Directions: Return every record exactly as written.
## BEGIN Exercise inputs
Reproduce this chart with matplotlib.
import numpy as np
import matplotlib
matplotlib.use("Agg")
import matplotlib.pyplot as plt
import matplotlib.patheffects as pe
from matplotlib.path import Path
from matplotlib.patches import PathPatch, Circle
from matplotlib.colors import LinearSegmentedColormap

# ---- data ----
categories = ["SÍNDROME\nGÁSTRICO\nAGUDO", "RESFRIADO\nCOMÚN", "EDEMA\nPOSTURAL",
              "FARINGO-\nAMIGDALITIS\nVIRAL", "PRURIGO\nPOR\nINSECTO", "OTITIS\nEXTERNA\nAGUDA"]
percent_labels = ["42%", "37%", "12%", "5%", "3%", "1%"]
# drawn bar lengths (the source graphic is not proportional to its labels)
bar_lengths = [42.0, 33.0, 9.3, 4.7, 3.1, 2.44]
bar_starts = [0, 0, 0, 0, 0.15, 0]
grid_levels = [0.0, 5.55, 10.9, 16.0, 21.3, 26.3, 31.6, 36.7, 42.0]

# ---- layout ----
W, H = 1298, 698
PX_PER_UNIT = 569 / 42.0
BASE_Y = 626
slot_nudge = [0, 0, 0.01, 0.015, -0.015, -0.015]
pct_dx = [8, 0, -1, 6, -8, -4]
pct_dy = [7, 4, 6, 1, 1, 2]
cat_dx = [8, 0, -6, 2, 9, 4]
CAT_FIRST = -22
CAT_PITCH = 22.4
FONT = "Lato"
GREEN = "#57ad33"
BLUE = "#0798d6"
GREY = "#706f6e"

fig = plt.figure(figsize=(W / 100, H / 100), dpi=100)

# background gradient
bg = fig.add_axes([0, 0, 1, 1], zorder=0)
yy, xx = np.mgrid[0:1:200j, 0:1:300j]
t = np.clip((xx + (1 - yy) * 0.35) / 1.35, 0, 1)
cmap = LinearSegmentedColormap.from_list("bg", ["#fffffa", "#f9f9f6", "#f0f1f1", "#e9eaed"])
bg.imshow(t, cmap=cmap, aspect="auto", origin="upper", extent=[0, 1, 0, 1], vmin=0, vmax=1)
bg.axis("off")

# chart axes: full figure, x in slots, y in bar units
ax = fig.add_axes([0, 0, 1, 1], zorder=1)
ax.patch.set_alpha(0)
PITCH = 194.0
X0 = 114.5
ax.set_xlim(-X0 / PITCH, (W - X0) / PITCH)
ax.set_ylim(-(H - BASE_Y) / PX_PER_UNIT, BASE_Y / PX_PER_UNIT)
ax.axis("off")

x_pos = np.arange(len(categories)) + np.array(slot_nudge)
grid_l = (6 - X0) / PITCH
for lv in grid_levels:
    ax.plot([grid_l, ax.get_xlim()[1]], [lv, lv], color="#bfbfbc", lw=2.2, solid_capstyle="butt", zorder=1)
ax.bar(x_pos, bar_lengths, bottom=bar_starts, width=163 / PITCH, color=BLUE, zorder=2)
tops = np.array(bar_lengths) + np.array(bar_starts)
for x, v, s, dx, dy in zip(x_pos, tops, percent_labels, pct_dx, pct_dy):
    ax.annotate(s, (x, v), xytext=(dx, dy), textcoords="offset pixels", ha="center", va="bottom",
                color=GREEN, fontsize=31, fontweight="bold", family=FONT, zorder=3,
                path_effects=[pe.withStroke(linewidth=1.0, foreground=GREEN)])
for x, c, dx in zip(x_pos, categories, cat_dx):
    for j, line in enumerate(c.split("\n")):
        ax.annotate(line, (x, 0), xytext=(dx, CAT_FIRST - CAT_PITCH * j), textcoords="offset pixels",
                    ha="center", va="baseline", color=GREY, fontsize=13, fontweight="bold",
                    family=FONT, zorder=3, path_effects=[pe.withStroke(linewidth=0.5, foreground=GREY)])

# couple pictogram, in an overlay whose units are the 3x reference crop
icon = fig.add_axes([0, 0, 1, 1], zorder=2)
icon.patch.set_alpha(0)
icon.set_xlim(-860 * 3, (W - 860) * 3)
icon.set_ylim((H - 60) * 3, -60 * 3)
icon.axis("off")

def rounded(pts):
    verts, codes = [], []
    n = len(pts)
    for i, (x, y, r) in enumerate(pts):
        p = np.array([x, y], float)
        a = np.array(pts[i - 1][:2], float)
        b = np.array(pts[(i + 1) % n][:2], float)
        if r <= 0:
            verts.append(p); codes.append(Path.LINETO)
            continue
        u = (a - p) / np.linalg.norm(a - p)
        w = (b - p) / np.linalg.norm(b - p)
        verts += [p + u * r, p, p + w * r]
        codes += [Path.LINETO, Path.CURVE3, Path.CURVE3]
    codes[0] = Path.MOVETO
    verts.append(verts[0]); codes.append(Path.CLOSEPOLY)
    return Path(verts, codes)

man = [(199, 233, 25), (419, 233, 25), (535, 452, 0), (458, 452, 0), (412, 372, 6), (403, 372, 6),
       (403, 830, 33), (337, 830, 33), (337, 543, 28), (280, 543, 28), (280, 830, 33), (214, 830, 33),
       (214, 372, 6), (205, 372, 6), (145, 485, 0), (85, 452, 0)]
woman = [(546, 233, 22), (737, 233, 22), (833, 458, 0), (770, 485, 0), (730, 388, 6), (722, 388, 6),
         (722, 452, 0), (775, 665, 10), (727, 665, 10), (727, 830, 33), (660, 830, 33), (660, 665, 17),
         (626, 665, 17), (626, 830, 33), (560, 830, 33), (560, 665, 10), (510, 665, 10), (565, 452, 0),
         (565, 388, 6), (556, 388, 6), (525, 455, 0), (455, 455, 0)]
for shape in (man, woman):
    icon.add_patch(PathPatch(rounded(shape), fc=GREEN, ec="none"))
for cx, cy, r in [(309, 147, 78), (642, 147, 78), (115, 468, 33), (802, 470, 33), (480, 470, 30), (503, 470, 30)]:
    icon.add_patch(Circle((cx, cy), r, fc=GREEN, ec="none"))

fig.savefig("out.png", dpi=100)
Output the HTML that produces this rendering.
## END Exercise inputs
In response:
Reproduce this chart with matplotlib.
import numpy as np
import matplotlib
matplotlib.use("Agg")
import matplotlib.pyplot as plt
import matplotlib.patheffects as pe
from matplotlib.path import Path
from matplotlib.patches import PathPatch, Circle
from matplotlib.colors import LinearSegmentedColormap

# ---- data ----
categories = ["SÍNDROME\nGÁSTRICO\nAGUDO", "RESFRIADO\nCOMÚN", "EDEMA\nPOSTURAL",
              "FARINGO-\nAMIGDALITIS\nVIRAL", "PRURIGO\nPOR\nINSECTO", "OTITIS\nEXTERNA\nAGUDA"]
percent_labels = ["42%", "37%", "12%", "5%", "3%", "1%"]
# drawn bar lengths (the source graphic is not proportional to its labels)
bar_lengths = [42.0, 33.0, 9.3, 4.7, 3.1, 2.44]
bar_starts = [0, 0, 0, 0, 0.15, 0]
grid_levels = [0.0, 5.55, 10.9, 16.0, 21.3, 26.3, 31.6, 36.7, 42.0]

# ---- layout ----
W, H = 1298, 698
PX_PER_UNIT = 569 / 42.0
BASE_Y = 626
slot_nudge = [0, 0, 0.01, 0.015, -0.015, -0.015]
pct_dx = [8, 0, -1, 6, -8, -4]
pct_dy = [7, 4, 6, 1, 1, 2]
cat_dx = [8, 0, -6, 2, 9, 4]
CAT_FIRST = -22
CAT_PITCH = 22.4
FONT = "Lato"
GREEN = "#57ad33"
BLUE = "#0798d6"
GREY = "#706f6e"

fig = plt.figure(figsize=(W / 100, H / 100), dpi=100)

# background gradient
bg = fig.add_axes([0, 0, 1, 1], zorder=0)
yy, xx = np.mgrid[0:1:200j, 0:1:300j]
t = np.clip((xx + (1 - yy) * 0.35) / 1.35, 0, 1)
cmap = LinearSegmentedColormap.from_list("bg", ["#fffffa", "#f9f9f6", "#f0f1f1", "#e9eaed"])
bg.imshow(t, cmap=cmap, aspect="auto", origin="upper", extent=[0, 1, 0, 1], vmin=0, vmax=1)
bg.axis("off")

# chart axes: full figure, x in slots, y in bar units
ax = fig.add_axes([0, 0, 1, 1], zorder=1)
ax.patch.set_alpha(0)
PITCH = 194.0
X0 = 114.5
ax.set_xlim(-X0 / PITCH, (W - X0) / PITCH)
ax.set_ylim(-(H - BASE_Y) / PX_PER_UNIT, BASE_Y / PX_PER_UNIT)
ax.axis("off")

x_pos = np.arange(len(categories)) + np.array(slot_nudge)
grid_l = (6 - X0) / PITCH
for lv in grid_levels:
    ax.plot([grid_l, ax.get_xlim()[1]], [lv, lv], color="#bfbfbc", lw=2.2, solid_capstyle="butt", zorder=1)
ax.bar(x_pos, bar_lengths, bottom=bar_starts, width=163 / PITCH, color=BLUE, zorder=2)
tops = np.array(bar_lengths) + np.array(bar_starts)
for x, v, s, dx, dy in zip(x_pos, tops, percent_labels, pct_dx, pct_dy):
    ax.annotate(s, (x, v), xytext=(dx, dy), textcoords="offset pixels", ha="center", va="bottom",
                color=GREEN, fontsize=31, fontweight="bold", family=FONT, zorder=3,
                path_effects=[pe.withStroke(linewidth=1.0, foreground=GREEN)])
for x, c, dx in zip(x_pos, categories, cat_dx):
    for j, line in enumerate(c.split("\n")):
        ax.annotate(line, (x, 0), xytext=(dx, CAT_FIRST - CAT_PITCH * j), textcoords="offset pixels",
                    ha="center", va="baseline", color=GREY, fontsize=13, fontweight="bold",
                    family=FONT, zorder=3, path_effects=[pe.withStroke(linewidth=0.5, foreground=GREY)])

# couple pictogram, in an overlay whose units are the 3x reference crop
icon = fig.add_axes([0, 0, 1, 1], zorder=2)
icon.patch.set_alpha(0)
icon.set_xlim(-860 * 3, (W - 860) * 3)
icon.set_ylim((H - 60) * 3, -60 * 3)
icon.axis("off")

def rounded(pts):
    verts, codes = [], []
    n = len(pts)
    for i, (x, y, r) in enumerate(pts):
        p = np.array([x, y], float)
        a = np.array(pts[i - 1][:2], float)
        b = np.array(pts[(i + 1) % n][:2], float)
        if r <= 0:
            verts.append(p); codes.append(Path.LINETO)
            continue
        u = (a - p) / np.linalg.norm(a - p)
        w = (b - p) / np.linalg.norm(b - p)
        verts += [p + u * r, p, p + w * r]
        codes += [Path.LINETO, Path.CURVE3, Path.CURVE3]
    codes[0] = Path.MOVETO
    verts.append(verts[0]); codes.append(Path.CLOSEPOLY)
    return Path(verts, codes)

man = [(199, 233, 25), (419, 233, 25), (535, 452, 0), (458, 452, 0), (412, 372, 6), (403, 372, 6),
       (403, 830, 33), (337, 830, 33), (337, 543, 28), (280, 543, 28), (280, 830, 33), (214, 830, 33),
       (214, 372, 6), (205, 372, 6), (145, 485, 0), (85, 452, 0)]
woman = [(546, 233, 22), (737, 233, 22), (833, 458, 0), (770, 485, 0), (730, 388, 6), (722, 388, 6),
         (722, 452, 0), (775, 665, 10), (727, 665, 10), (727, 830, 33), (660, 830, 33), (660, 665, 17),
         (626, 665, 17), (626, 830, 33), (560, 830, 33), (560, 665, 10), (510, 665, 10), (565, 452, 0),
         (565, 388, 6), (556, 388, 6), (525, 455, 0), (455, 455, 0)]
for shape in (man, woman):
    icon.add_patch(PathPatch(rounded(shape), fc=GREEN, ec="none"))
for cx, cy, r in [(309, 147, 78), (642, 147, 78), (115, 468, 33), (802, 470, 33), (480, 470, 30), (503, 470, 30)]:
    icon.add_patch(Circle((cx, cy), r, fc=GREEN, ec="none"))

fig.savefig("out.png", dpi=100)
Output the HTML that produces this rendering.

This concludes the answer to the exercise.